2. In harmony with this utterance of our Lord is His further statement to the church at Philadelphia (Rev. 3: 10) : "Because thou didst keep the word of My patience, I also will keep thee from (ek) the hour of trial, that hour which is to come upon the whole inhabited earth, to try them that dwell upon the earth."  Here also are declared; (a) The universality of that hour of trial, so that any escape from it must involve removal; (b) the promise of being kept from it; (c) the intimation that such preservation is the consequence of a certain moral condition: "Because thou didst keep ... I also will keep."  As this is addressed to the Church, no question of a "Jewish" application can arise.  Nor do known facts of the Scriptures allow of the supposition that every Christian keeps the word of Christ's patience (Matt. 24: 12; Rev. 2: 5; Gal. 6: 12; Col. 4: 14 with 2 Tim. 4: 10 concerning Demas); so that this promise cannot be stretched to mean all believers.

 

In the Bible Treasury, 1865, p. 380, there is an instructive note by J. N. Darby (see also Cill.

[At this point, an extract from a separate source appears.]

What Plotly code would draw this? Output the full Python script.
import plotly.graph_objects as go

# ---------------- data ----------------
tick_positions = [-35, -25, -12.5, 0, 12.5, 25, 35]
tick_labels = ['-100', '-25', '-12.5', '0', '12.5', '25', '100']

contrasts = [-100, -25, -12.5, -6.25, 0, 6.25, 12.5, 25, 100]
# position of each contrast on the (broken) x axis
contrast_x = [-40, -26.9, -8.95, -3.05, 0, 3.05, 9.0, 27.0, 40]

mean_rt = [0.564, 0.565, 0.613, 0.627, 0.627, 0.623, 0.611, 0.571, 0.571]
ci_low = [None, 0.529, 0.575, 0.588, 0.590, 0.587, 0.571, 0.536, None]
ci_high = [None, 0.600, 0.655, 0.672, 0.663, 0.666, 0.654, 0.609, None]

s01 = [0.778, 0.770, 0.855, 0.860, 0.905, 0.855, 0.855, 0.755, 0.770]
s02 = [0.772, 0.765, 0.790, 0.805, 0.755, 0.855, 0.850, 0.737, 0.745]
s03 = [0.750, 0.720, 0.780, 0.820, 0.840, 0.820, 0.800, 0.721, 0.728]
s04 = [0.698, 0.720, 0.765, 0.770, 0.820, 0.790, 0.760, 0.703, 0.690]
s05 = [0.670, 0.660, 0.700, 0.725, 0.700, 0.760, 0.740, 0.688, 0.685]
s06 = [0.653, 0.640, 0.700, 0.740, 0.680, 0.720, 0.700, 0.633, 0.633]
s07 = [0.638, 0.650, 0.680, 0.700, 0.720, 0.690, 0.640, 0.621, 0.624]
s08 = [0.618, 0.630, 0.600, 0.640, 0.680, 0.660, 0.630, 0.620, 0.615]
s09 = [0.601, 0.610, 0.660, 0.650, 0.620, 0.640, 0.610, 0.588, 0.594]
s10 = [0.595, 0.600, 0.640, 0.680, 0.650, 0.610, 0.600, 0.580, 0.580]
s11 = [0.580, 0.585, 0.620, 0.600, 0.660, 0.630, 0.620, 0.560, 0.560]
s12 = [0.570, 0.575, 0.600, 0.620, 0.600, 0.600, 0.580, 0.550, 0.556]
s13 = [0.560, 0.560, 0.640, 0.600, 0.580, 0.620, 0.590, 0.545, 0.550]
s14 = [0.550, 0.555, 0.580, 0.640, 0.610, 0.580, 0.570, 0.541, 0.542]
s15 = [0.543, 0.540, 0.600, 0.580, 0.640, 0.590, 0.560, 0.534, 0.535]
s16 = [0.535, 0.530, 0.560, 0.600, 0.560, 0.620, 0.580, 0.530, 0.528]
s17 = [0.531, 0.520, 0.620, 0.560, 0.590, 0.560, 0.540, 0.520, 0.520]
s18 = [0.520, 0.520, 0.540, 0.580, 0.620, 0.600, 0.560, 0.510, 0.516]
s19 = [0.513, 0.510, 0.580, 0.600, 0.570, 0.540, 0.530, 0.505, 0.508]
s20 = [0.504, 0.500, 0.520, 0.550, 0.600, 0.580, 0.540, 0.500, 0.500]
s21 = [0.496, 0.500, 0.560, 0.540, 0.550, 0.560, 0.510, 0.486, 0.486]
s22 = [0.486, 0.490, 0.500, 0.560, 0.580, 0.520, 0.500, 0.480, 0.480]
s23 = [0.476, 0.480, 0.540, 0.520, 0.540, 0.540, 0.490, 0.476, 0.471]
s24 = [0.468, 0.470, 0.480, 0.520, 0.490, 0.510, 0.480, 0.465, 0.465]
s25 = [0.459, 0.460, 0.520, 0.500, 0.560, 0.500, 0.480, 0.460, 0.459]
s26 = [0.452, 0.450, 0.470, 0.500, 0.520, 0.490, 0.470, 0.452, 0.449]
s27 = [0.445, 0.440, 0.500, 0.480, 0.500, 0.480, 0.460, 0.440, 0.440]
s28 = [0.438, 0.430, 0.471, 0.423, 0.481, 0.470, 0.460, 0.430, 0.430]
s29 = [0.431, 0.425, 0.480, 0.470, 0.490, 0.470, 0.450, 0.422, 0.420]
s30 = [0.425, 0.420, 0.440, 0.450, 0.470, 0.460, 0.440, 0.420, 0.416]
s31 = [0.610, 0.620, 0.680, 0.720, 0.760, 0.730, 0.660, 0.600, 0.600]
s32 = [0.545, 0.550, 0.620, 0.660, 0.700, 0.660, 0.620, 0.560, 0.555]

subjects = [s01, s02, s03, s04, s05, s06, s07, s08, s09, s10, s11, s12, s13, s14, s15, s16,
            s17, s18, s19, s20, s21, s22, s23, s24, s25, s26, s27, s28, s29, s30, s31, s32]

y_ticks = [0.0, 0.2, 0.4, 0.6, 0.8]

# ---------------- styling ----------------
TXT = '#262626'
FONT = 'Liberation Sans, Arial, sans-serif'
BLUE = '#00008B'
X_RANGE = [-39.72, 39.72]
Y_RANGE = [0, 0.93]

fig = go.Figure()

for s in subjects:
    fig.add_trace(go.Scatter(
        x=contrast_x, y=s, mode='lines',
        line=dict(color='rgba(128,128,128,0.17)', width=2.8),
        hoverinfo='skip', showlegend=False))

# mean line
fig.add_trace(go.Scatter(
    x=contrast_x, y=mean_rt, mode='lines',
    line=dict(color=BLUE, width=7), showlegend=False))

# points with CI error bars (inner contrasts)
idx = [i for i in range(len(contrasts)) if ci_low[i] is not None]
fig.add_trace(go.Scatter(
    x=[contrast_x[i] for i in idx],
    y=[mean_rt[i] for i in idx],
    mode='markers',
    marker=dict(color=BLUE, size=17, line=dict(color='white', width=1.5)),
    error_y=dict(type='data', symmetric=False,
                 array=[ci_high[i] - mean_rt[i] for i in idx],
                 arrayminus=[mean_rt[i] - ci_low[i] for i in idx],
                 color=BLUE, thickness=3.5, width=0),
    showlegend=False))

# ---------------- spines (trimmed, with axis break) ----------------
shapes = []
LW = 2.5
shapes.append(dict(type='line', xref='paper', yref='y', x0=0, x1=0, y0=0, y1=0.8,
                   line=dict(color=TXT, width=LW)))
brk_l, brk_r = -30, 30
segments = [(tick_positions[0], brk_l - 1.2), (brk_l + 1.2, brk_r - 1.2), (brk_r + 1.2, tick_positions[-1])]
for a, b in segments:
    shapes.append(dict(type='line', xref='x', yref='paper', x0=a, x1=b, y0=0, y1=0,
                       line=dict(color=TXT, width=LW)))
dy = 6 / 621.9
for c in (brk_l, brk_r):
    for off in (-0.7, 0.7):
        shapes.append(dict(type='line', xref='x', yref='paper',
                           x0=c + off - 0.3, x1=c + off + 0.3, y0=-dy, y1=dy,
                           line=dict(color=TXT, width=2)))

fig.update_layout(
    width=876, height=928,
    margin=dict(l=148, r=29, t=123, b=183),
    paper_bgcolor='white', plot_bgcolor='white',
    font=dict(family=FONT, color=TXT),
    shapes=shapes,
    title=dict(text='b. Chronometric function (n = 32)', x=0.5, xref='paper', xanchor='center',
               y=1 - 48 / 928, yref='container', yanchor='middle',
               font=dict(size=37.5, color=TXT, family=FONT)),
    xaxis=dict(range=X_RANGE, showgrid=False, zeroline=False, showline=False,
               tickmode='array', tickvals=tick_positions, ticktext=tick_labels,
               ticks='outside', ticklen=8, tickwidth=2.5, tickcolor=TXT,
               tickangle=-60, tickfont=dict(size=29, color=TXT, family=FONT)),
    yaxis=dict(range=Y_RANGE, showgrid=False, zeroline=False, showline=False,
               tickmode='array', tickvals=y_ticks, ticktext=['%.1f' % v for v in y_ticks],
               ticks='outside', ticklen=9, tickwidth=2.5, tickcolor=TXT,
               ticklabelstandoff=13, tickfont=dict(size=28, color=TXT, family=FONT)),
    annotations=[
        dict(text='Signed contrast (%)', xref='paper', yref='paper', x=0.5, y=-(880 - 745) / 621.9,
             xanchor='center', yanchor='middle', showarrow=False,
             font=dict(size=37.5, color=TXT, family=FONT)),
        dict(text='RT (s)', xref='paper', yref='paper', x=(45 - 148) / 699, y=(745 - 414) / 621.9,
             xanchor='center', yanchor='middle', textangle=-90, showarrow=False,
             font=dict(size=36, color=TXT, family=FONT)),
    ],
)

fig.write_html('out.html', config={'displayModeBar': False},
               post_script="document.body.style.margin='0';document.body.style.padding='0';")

Writings, vol. 13, Critical 1, 581) on the difference between (apo) and (ek).  The former regards hostile persons and being delivered from them; the latter refers to a state and being kept from getting into it.  On Rev. 3: 10 he wrote: "So Rev. 3 the faithful are kept from getting into this state, preserved from getting into it, or, as we say, kept out of it.  For the words here answer fully to the English 'out of' or 'from'."  That the thought is not being kept from being injured in soul by the trials is implied in the expression "Keep thee out of that hour"; it is from the period of time itself that the faithful are to be kept, not merely from its spiritual perils."